5. Misc. Survival Basics – Along with food, you might want to consider issues such as water, heat, durable clothing (the kind that, perhaps, you buy “just the once”), tools, abilities, knowledge, relationships…a wide gamut, I admit, but reasonably grouped together here as the general minutiae of preparedness. Why lump all of this together? Well, for one thing, each and every one of them will depend on your circumstances of location, age, experience, etc. For another, these are the details that can bog you down….don’t let that happen. Just get in the habit of considering the long-term implications of your current investment of time, energy, and money on “transitory” pleasures.
6. Self-Defense – I don’t know why, but many “preppers” have something bordering on obsession with guns. (I’ve even gone through that phase myself.) But, remember, these are simply tools. They can be beautiful, of course, and – in the right circumstances – they can be critically important. But, as noted in other posts here, there’s really no need to go overboard. As always, keep it simple. Start with a personal defense sidearm (I like revolvers), and build from there, adding a shotgun or a .22 rifle as the budget will allow. Hunting and sporting uses may justify still other additions and, yes, you can make a pretty darned good case for a military-style carbine. But, the point here, is to go slow. Guns are expensive, shooting them is expensive, acquiring ammo is expensive, keeping them up and becoming proficient in their use takes lots of time.

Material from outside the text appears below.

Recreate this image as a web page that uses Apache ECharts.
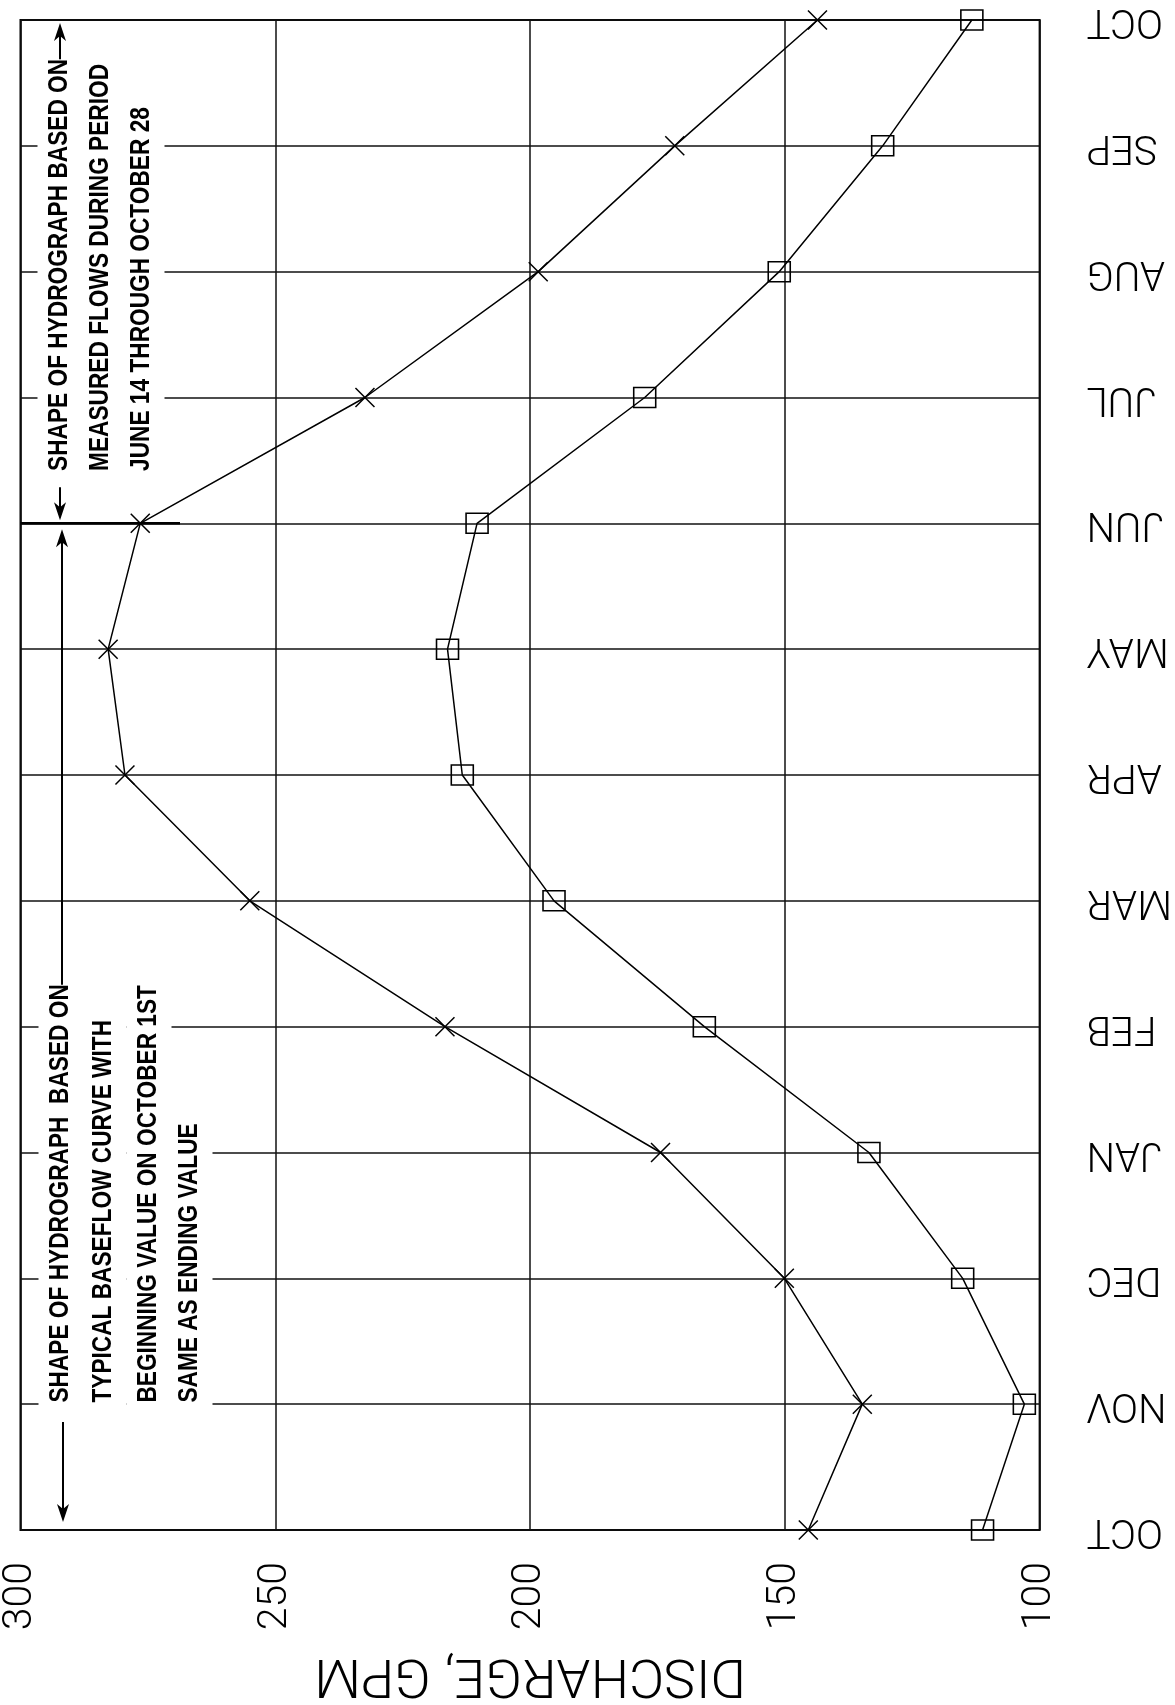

7. Technology – All of which leads to considering the other “tools” in our lives. Ten years ago, it would have been hard to imagine just how dependent we’d become on things like Google, GPS, cell phones, smart phones, tablets, cable-TV, what have you. These can be great and useful tools, though I’ve noted that the subscription costs for many of these approach the average person’s food budget. Are they really that important? Probably not, so you’d best consider the implications of doing without, should the need arise.
8. Home – This might have been placed a bit higher on the list, so critical is it to our general well-being. It’s also, often as not, the “Achilles heel” of our otherwise self-sufficient lives. The debt, as noted above, can be crippling, forcing us to seek the sort of employment that prevents us from developing every other part of our lives. The real problem, though, is that this becomes a Catch-22 problem. The job you need to pay for the house is more likely to be found in the city and, ipso facto, so must the house. These urban/suburban homes are, almost without exception: more expensive, rely completely on urban/public utilities, are packed close together, often too big, hard to heat (or cool), difficult to defend, and are what I’ll call “culturally isolated”, being packed together with generally dependent neighbors who are less (politically or functionally) inclined to self-sufficiency. All of which is, generally speaking, less true in the country.
9. Work – Oh, boy, another area where my own life needs a little remodeling. Frankly, it’s gotten quite hard to find work that is actually useful, let alone sustainable, profitable, and enjoyable. (Note: I’m starting a new site devoted to this very topic, which will – hopefully – help me figure out this challenge too.) I have come to believe that entrepreneurialism is the primary foundation for a solution here. Pick something you’re passionate about (you’re likely not alone) and turn it into a business.
10. Relationships – I could have added this as a layer to “attitude and spiritual well-being” above, but thought to add it here as a caveat to all of the above. No man is an island….right? Family, friends, neighbors, church, community…each plays a role in a healthy and enjoyable life. Give more, take less. That’s the real goal of self-sufficiency.